Where the touchscreen stumbles is in performing somewhat basic tasks. Due to the camera's lack of a mode dial, you access the GF2's shooting modes by pressing the menu button in the center of the camera's directional pad, selecting one of the eight options (Program, Aperture Priority, Shutter Priority, Manual, iA, Color Filters, Scenes, or user-defined Custom settings) via the touchscreen or the directional pad, and then adjusting exposure controls via either the touchscreen or the camera's back-mounted scrollwheel.

Although that doesn't sound like much of a hassle, most on-the-fly adjustments require you to use both hands and/or reframe your shot. And due to the wealth of touchscreen controls and programmable buttons, it's easy to get lost in this camera. While the top-left corner of the screen displays which shooting mode is currently active (P, A, S, M, and scene modes), nothing beats clearly marked analog dials and buttons when it comes to knowing what the camera is up to.

What's more, the touchscreen is always active while the camera is on, which means that if you have the touch-shutter function turned on, you'll almost always take a few accidental shots while you're putting on the lens cap or trying to wipe off the screen.

The larger Panasonic Lumix DMC-GH2 also employs touchscreen controls, but in a much more successful way. What makes using the GF2 radically different is that the touchscreen is the only game in town for many of the controls; you can also use the directional pad to access many settings, but it still adds steps to the process. Unlike the GH2, the GF2 doesn't give you the option of using traditional, physical buttons for the camera's core features.

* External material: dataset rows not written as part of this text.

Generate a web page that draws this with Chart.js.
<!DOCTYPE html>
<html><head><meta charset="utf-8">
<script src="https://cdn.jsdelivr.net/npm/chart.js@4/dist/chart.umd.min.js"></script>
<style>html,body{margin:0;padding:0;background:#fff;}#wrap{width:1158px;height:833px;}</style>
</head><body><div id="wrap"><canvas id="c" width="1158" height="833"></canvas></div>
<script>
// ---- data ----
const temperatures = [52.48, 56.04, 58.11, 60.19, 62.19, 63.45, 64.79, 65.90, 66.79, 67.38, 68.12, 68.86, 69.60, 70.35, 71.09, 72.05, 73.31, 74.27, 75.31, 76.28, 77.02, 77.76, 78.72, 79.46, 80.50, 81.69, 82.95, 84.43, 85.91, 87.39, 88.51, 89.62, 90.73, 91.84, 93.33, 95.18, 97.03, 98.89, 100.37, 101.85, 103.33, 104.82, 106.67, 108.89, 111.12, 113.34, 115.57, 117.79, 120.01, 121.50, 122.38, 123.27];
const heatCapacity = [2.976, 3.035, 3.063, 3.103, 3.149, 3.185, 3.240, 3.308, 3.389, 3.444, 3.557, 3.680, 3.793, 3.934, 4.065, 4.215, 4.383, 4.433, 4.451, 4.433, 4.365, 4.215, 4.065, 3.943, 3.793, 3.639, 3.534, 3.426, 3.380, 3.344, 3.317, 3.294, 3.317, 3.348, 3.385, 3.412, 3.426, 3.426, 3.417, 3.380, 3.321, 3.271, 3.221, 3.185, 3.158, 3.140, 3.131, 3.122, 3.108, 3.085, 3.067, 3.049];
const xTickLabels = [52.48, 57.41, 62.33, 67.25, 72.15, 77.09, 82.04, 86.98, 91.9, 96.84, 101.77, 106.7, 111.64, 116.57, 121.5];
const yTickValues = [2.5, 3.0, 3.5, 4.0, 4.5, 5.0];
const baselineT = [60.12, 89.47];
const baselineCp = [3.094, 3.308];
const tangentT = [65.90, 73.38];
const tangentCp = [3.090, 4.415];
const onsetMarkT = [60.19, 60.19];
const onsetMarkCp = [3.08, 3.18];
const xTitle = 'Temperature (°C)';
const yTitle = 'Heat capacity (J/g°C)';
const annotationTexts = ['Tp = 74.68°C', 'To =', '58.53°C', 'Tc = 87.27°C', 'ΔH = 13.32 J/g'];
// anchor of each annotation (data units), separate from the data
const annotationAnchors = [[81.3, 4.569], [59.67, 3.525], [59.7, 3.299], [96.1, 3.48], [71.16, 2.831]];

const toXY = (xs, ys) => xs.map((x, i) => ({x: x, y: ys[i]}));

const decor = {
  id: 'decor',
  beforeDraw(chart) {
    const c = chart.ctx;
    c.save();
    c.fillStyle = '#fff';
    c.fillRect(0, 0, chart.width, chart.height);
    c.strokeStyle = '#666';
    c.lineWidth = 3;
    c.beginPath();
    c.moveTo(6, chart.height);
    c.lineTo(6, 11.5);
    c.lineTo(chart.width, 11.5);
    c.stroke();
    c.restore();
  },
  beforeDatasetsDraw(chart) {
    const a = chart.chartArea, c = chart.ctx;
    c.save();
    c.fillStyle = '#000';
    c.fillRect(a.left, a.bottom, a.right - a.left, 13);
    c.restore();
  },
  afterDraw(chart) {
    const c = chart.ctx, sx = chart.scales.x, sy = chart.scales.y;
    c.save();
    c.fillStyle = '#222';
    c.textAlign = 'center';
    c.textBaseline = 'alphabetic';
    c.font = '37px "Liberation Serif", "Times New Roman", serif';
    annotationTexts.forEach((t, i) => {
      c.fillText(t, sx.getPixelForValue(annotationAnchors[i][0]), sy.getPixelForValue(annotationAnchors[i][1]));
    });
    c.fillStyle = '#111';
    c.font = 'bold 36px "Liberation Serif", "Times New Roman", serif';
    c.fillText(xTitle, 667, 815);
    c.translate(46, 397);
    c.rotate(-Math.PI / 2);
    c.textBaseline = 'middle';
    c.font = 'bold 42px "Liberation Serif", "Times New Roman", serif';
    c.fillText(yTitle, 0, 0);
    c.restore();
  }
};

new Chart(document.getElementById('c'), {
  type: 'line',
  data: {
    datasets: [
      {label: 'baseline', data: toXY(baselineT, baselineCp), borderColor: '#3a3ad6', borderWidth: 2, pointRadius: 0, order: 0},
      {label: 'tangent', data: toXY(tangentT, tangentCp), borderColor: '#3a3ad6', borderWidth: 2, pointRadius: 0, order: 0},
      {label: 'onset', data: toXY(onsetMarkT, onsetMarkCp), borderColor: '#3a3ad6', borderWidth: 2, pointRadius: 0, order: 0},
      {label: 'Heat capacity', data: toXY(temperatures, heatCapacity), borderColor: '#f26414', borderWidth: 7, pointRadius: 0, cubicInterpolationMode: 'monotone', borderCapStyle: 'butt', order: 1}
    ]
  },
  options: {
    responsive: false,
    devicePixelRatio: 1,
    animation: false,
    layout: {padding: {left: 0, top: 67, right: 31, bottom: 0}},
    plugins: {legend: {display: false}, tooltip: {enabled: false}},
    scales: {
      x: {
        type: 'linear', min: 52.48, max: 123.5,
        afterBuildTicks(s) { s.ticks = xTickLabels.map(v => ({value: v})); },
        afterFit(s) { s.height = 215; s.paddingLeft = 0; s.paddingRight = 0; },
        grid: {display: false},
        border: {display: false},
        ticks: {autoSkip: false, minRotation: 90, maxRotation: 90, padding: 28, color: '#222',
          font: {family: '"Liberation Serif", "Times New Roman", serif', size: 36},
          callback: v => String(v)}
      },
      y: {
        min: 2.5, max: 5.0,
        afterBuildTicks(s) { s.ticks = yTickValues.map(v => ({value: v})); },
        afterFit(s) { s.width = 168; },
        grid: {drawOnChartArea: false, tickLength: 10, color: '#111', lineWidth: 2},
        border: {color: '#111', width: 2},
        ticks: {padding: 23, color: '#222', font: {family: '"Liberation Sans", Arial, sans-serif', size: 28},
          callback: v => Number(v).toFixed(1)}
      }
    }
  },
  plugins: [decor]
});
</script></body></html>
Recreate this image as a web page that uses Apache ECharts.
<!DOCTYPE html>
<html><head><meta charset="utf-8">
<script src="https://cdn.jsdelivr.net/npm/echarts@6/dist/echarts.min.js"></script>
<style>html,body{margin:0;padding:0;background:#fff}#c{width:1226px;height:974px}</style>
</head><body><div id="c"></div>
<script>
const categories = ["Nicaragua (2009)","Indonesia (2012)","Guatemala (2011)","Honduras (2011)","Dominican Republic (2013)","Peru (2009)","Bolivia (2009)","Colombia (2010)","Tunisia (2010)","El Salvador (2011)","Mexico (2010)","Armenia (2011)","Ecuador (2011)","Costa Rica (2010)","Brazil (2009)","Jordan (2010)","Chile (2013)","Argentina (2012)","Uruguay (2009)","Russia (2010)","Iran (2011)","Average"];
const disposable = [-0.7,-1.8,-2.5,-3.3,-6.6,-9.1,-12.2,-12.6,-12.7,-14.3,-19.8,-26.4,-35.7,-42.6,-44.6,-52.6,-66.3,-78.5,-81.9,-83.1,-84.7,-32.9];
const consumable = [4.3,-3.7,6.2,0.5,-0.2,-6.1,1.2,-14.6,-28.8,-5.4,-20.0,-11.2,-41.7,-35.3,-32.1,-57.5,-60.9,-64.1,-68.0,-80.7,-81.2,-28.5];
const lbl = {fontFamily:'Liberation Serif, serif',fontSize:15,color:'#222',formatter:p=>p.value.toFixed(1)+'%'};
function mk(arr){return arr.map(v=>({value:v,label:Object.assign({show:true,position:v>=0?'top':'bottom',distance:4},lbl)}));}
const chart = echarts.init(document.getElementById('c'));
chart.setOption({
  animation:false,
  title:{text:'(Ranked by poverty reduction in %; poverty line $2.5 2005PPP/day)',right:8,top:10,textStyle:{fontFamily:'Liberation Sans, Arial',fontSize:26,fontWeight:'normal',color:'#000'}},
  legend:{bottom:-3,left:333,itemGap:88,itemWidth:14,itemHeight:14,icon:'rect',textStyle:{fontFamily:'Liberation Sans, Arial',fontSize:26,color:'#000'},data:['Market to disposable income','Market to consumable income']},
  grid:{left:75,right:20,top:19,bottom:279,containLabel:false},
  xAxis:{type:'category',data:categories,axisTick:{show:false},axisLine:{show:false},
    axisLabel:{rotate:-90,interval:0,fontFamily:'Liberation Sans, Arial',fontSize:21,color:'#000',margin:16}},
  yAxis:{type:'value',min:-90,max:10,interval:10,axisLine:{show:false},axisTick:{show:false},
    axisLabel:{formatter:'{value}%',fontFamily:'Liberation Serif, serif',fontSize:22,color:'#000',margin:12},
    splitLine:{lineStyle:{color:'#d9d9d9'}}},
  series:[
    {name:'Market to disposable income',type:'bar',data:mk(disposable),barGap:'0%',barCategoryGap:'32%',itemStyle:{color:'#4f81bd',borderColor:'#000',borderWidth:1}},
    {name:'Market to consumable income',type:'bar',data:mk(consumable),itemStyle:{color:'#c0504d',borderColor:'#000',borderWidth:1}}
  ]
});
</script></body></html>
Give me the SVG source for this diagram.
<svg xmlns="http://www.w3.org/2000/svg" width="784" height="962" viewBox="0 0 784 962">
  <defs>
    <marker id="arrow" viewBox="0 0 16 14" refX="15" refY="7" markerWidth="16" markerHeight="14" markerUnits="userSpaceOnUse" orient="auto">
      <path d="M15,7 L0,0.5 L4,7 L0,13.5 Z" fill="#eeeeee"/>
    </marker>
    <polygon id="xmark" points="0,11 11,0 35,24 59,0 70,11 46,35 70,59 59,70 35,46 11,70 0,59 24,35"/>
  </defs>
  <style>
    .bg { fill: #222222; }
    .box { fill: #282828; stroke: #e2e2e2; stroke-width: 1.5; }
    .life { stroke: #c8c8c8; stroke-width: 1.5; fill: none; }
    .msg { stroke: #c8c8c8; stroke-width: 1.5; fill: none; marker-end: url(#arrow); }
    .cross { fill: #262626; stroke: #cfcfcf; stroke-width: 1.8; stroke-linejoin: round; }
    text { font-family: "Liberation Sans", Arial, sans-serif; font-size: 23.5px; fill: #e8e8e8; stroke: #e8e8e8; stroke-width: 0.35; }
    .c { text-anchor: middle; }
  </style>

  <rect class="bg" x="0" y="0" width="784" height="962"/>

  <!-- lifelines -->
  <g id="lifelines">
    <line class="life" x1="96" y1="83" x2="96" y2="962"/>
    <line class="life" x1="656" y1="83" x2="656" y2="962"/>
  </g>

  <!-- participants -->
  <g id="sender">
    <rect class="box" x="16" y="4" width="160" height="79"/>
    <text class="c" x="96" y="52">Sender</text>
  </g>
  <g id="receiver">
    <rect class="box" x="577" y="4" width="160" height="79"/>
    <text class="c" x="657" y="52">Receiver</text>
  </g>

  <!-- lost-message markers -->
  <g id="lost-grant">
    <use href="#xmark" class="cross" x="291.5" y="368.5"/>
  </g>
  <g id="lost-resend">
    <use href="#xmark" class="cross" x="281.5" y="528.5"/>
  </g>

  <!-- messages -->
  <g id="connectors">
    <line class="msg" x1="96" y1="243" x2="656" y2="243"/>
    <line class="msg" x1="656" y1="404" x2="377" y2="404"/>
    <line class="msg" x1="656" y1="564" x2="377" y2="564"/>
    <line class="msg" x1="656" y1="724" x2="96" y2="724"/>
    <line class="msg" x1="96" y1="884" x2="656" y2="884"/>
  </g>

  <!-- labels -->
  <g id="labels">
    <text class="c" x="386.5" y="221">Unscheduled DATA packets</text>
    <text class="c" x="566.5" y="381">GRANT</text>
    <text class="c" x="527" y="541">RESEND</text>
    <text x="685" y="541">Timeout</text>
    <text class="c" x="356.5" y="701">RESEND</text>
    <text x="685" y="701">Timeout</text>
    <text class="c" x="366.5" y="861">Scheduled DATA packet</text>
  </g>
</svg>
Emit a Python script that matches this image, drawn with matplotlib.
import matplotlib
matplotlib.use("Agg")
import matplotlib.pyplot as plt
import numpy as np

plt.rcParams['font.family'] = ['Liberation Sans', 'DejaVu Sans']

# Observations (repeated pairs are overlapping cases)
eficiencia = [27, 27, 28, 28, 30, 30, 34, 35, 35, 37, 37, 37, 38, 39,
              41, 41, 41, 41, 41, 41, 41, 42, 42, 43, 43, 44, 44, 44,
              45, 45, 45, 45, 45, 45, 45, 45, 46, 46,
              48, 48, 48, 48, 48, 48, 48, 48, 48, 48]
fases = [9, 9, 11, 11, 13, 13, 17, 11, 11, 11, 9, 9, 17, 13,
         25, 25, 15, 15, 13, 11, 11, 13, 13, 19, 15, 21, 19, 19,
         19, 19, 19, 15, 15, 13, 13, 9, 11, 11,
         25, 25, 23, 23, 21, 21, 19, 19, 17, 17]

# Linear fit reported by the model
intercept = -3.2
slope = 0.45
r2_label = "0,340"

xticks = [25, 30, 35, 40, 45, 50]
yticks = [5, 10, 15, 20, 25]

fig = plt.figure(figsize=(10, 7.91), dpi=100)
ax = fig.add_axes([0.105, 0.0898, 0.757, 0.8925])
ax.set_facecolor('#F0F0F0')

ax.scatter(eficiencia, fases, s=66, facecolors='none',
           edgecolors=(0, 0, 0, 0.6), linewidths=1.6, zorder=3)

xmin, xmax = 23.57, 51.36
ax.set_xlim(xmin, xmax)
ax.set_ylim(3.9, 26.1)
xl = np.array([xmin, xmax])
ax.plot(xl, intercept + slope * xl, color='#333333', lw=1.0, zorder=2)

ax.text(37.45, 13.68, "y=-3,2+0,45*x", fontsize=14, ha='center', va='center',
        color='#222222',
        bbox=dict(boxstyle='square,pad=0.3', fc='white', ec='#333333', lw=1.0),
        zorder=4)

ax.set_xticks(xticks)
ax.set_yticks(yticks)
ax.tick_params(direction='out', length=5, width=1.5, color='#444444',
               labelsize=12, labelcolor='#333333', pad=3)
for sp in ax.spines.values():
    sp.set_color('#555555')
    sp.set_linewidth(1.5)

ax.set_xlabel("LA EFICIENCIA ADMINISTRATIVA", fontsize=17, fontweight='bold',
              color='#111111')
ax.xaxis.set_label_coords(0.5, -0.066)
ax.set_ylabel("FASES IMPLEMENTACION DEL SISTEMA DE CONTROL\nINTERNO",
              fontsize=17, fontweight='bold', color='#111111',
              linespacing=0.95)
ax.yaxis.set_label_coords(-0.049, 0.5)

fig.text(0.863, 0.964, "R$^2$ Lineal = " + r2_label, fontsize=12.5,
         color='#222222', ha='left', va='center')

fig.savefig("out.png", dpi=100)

Long story short: After using this camera for an extended period of time, I missed having a mode dial and dedicated buttons, even though the touchscreen is unparalleled in focusing tricks.

Buying Advice

The Panasonic Lumix DMC-GF2 is a good camera, with fast autofocus, useful touch-focus controls for stills and video, and an impressively small size for the performance it provides. Ultimately, however, it had me itching for a Lumix GF3, which I'm hoping will offer a return to more-traditional physical controls in addition to touchscreen-focusing options and improved performance in Auto mode. A combination of the GF2's touch-focus capabilities and the GF1's real buttons and dials would add up to a compact interchangeable-lens camera that pleases both casual and more-experienced shooters. As it stands, the GF2 leaves a few too many important controls to its touchscreen while abandoning the old-school knobs and buttons that would make it easier to shoot with.